Pfizer is Getting Ready for a Post-COVID Environment

The post-COVID overhang has also weighed heavily on Pfizer’s vaccine peer Moderna (NASDAQ:MRNA), which is in a bear market as well. As vaccine demand falls, the price-to-earnings multiples of both companies stand to swell. Lower earnings mean a higher multiple, calling for a reduction in share price.

Despite headwinds in the post-COVID environment, shares of both companies, I believe, have overswung to the downside, especially when it comes to Pfizer, which seems very well-equipped to deal with a slow and steady fall in COVID vaccine demand.

Indeed, Moderna had more to gain compared to Pfizer from its mRNA COVID vaccine. Now that the tables have turned, Moderna has more to lose, at least until it launches its next big blockbuster. Still, it’s been a magnificent run for Moderna’s early investors. Despite the latest 67% peak-to-trough drop, shares are still up nearly 600% since late 2018 when shares went public.

As Pfizer continues exploring options to lessen the impact of its declining COVID business, I think investors should be more willing to give the ailing biopharmaceutical firm the benefit of the doubt.

In recent years, Pfizer has been busy putting its COVID windfall to good use on the M&A front. Most recently, Pfizer made its biggest splash in more than a decade with agreements in place to acquire biotech firm Seagen (NASDAQ:SGEN) for $43 billion.

Wall Street Seems Downbeat on Pfizer’s Seagen Acquisition

The Seagen deal will give Pfizer an extensive roster of cancer treatments. More importantly, Pfizer will gain access to an impressive pipeline and some very impressive talent that could help spark a reacceleration in longer-term growth. Indeed, the “new” Pfizer is still very much focused on growth.

Pfizer CEO Albert Bourla recently remarked that the field of oncology “continues to be the largest growth driver in global medicine.” With Seagen aboard, Pfizer stands out as a firm that will play a role in the world’s fight against cancer.

For now, investors don’t like the deal. The price tag wasn’t cheap, and the company isn’t profitable yet. Regardless, Seagen’s trajectory suggested that the firm was well on its way to moving into profitability at some point in the future. In any case, I view Seagen as in excellent hands with Pfizer as it looks to invest in its future growth drivers. Seagen could prove to be a critical driver in the post-COVID era.

Earlier this month, Jefferies initiated Pfizer stock with a “Hold,” citing the hazy outlook. Pfizer may be prepping for the post-COVID world, but execution and other unknowns make for a rather uncertain story.

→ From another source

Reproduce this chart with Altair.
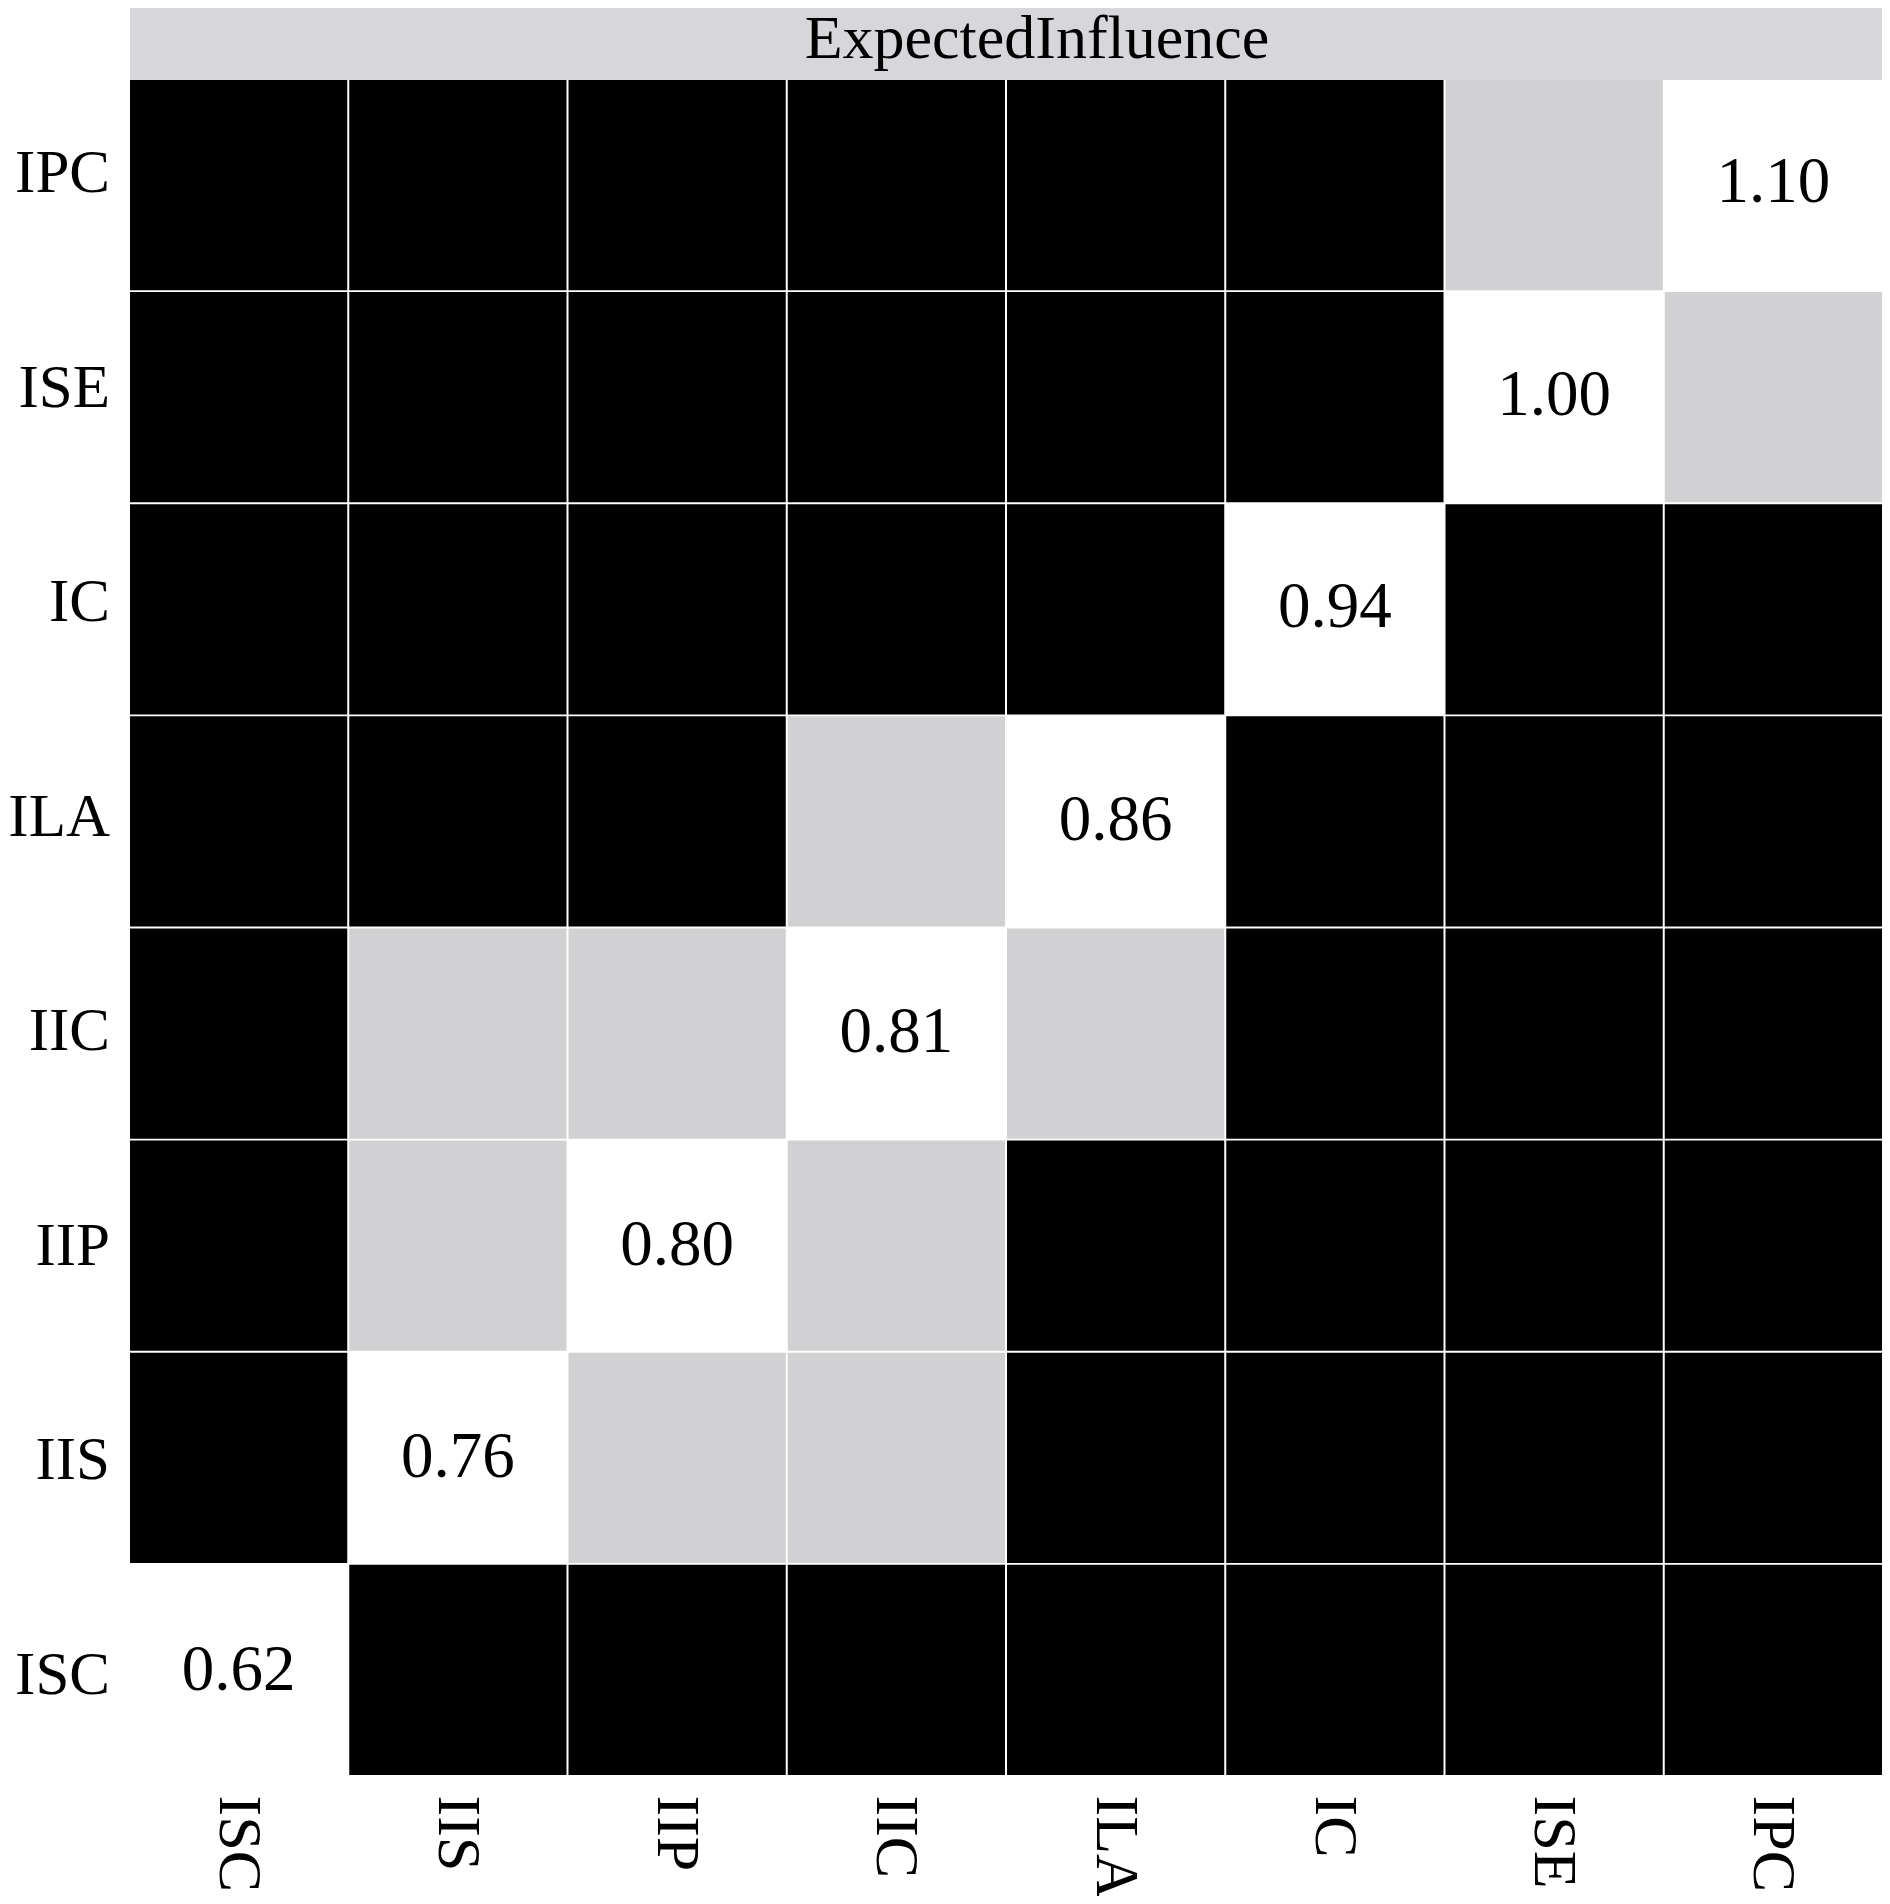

Though Jefferies is right to be cautious in the face of such uncertainty, I do think expectations are now muted, with shares trading at a mere 7.3 times trailing earnings or 12 times forward earnings. The 4% dividend yield also looks tempting for a firm that has the means to make a return to the growth track with the help of M&A.

Is Pfizer Stock a Buy, According to Analysts?

Turning to Wall Street, PFE stock comes in as a Moderate Buy. Out of 15 analyst ratings, there are four Buys and 10 Hold recommendations. The average Pfizer price target is $48.50, implying upside potential of 20.95%. Analyst price targets range from a low of $40.00 per share to a high of $75.00 per share.

The Takeaway: Expectations Seem Too Low

Pfizer stock is much-hated right now as it looks for means to offset its stalling COVID business. The firm’s future plans may be a tad hazy, but I think the 35% drop is overdoing it.

Like it or not, Pfizer looks poised to acquire its way to growth. As a pharmaceutical behemoth with a great top boss, Alberta Bourla, I’d say Pfizer is now an intriguing play in a potential recession year.